- Set task -
Write out the listing, please, but only from its first line through the line containing "from matplotlib.ticker import MultipleLocator", exactly as given and without pictures.

[Begin]

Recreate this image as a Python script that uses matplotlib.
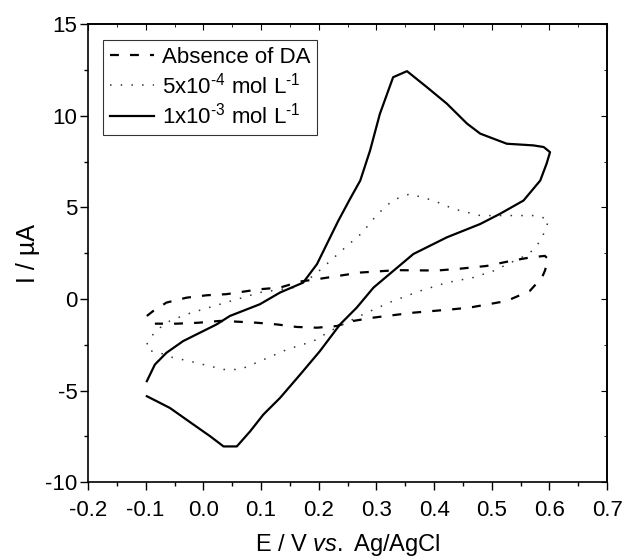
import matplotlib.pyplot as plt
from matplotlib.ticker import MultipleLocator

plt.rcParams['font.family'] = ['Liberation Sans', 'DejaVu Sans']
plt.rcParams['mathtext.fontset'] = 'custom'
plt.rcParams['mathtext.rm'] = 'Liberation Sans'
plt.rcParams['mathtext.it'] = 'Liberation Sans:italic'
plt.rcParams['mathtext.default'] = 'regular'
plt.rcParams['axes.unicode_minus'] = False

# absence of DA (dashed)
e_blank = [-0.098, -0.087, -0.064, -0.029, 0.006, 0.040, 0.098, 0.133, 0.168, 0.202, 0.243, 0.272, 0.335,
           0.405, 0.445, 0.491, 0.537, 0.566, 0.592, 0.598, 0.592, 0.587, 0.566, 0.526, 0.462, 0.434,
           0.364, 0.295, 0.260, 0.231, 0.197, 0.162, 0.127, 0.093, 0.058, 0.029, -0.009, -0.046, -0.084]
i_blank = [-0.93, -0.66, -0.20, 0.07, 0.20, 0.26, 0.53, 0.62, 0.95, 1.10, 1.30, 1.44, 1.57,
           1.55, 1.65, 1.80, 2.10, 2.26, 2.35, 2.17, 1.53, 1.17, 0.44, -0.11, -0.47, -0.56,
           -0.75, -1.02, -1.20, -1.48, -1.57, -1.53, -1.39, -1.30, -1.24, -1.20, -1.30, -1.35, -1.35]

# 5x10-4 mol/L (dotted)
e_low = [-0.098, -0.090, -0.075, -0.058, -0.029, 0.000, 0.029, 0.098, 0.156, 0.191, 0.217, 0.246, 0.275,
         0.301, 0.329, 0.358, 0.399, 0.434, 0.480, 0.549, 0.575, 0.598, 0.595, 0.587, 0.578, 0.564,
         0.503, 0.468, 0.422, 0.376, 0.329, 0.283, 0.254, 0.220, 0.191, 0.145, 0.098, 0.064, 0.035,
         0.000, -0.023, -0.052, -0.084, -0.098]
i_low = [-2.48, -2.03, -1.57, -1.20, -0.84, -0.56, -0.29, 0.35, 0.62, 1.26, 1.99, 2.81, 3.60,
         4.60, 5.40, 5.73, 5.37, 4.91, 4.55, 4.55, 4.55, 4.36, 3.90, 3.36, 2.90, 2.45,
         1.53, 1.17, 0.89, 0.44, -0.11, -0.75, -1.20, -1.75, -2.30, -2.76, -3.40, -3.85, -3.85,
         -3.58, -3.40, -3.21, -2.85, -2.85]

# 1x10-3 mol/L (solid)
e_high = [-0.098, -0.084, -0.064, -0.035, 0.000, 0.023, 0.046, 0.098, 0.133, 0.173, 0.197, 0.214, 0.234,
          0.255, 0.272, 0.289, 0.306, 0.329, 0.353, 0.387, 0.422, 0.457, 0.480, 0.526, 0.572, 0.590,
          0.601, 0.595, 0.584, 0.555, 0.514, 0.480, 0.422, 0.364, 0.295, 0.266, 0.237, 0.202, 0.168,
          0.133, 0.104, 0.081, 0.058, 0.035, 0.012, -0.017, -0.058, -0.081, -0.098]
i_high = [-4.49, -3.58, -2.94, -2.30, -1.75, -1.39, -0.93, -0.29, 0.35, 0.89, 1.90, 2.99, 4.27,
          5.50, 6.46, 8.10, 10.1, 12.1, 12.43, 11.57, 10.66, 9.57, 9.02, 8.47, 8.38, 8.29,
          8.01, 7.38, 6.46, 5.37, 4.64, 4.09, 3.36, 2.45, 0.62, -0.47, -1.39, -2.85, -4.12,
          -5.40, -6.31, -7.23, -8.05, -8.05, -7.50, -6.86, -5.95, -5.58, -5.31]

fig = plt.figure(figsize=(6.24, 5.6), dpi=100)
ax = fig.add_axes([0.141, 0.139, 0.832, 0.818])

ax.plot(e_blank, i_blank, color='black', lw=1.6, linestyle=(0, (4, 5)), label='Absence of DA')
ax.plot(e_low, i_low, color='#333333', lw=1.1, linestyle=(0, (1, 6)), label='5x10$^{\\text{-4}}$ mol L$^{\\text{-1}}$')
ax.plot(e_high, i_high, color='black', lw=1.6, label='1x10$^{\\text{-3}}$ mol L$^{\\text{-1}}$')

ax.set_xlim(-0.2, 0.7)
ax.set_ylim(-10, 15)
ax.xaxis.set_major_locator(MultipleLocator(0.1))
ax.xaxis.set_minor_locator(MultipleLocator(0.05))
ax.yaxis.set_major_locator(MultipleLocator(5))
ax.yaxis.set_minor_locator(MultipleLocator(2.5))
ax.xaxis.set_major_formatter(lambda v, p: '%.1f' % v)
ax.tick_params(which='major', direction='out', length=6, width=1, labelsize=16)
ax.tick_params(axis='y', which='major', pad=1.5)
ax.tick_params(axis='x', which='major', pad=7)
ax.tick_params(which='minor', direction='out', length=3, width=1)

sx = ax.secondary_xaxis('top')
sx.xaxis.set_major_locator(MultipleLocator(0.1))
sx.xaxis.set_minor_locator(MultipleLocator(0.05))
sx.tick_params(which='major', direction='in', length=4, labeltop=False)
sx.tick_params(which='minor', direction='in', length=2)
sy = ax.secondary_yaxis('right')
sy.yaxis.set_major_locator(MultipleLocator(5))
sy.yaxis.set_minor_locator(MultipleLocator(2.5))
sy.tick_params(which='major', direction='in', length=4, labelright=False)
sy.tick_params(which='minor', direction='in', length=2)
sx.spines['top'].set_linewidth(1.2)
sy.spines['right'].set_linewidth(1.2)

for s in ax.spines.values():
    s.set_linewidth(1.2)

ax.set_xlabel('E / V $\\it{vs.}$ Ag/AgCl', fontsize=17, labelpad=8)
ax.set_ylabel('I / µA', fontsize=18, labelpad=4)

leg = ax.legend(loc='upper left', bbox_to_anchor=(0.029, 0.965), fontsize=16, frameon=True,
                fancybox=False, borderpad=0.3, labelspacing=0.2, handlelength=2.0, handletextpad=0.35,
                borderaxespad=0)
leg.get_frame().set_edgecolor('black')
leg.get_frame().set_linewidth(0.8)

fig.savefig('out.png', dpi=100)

[End]

- Response for this exercise -
Recreate this image as a Python script that uses matplotlib.
import matplotlib.pyplot as plt
from matplotlib.ticker import MultipleLocator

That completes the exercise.